At its final meeting in 2017, the US Fed's rate-setting Federal Open Market Committee (FOMC) decided to increase US benchmark interest rates by a quarter-point, setting the target range between 1.25 percent and 1.5 percent in line with what financial markets had previously expected.
The third rate hike this year — and only the fourth since the end of a decade of ultra-low rates in the US last year — came as Federal Reserve Chair Janet Yellen presided over a policy meeting for the last time.
US President Donald Trump has opted to replace her after just one term in office, with current board govenor Jerome Powell set to take over from Yellen in February.
The new US Fed chair enters office at a time when US inflation is beginning to show some flickers of life. However, they are likely not enough to extinguish disagreements among Federal Reserve officials about the near-term threat of rising prices, and subsequently the need to raise rates further in 2018 and 2019.
Rate hike 'dot plot' unchanged
In her statement, Yellen gave an upbeat assessment of the economy she leaves behind. She presided over sharp declines in unemployment, steady growth and no market mishaps during her four-year term.
Yet, investors were primarily focusing on the Fed's assessment of economic developments in the two years ahead and seen against a backdrop of Donald Trump’s tax-cutting package. They are keen to know just how stimulative the Fed expects Republicans’ proposed tax reductions to be, and how much extra tightening it will pencil in as a response.

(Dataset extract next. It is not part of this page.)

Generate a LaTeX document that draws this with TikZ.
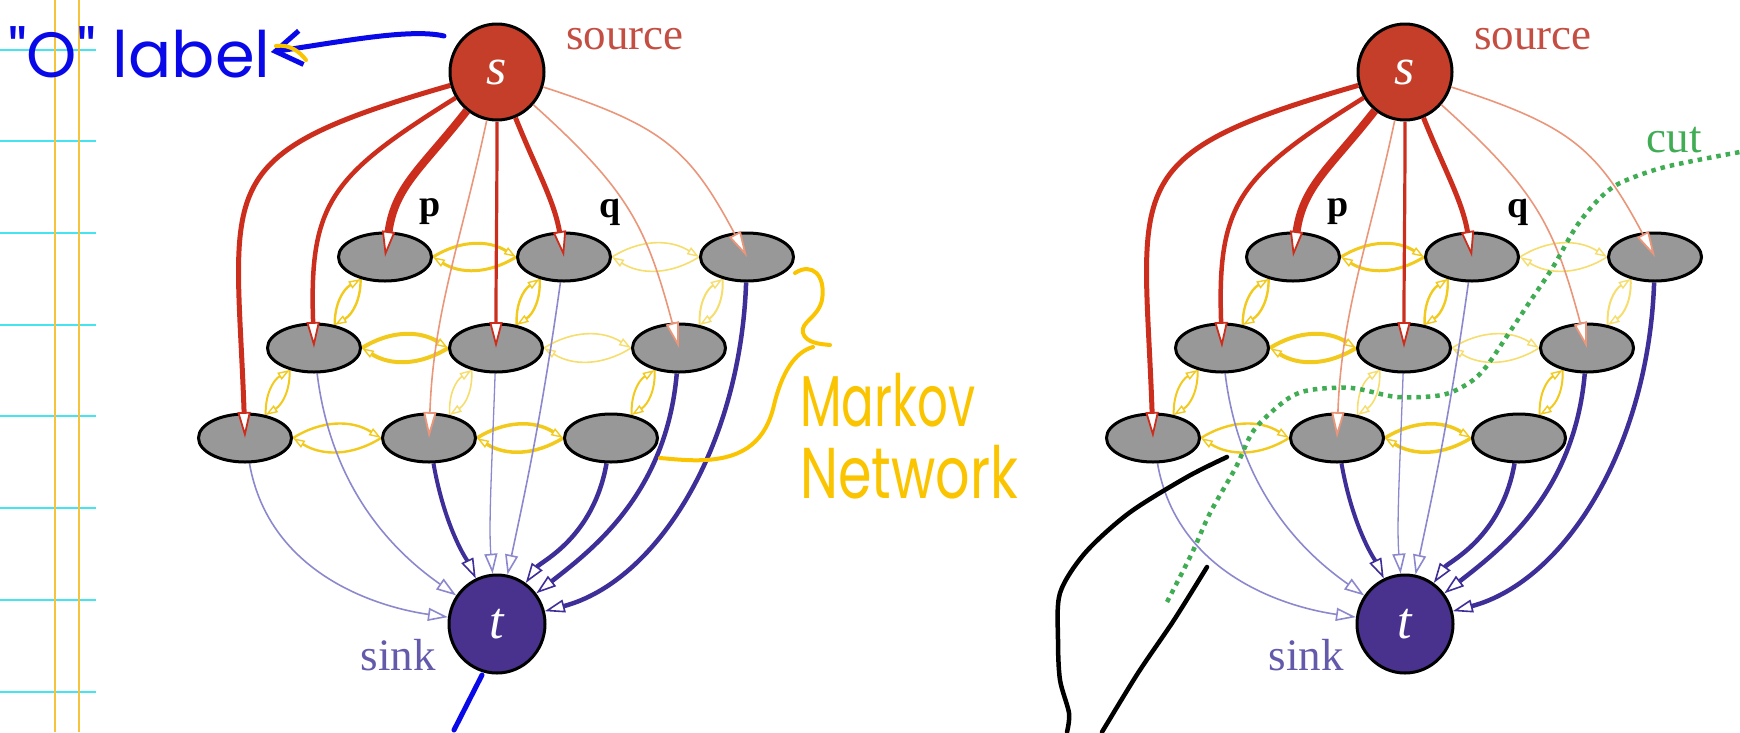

According to Fed projections, gross domestic product (GDP) is expected to grow 2.5 percent in 2018, up from the 2.1 percent forecast in September, while the unemployment rate is seen falling to 3.9 percent next year, compared to 4.1 percent in the last set of projections.
But inflation is projected to remain shy of the Fed’s 2 percent goal for another year, with weakness on that front remaining enough of a concern that policymakers saw no reason to accelerate the expected pace of rate increases.
The so-called dot plot of interest rate predictions suggestes that there will be three quarter-point increases next year. Some Wall Street analysts predict that could be upgraded to four if the US economy expands stronger and inflation surges above the Fed's target of 2 percent.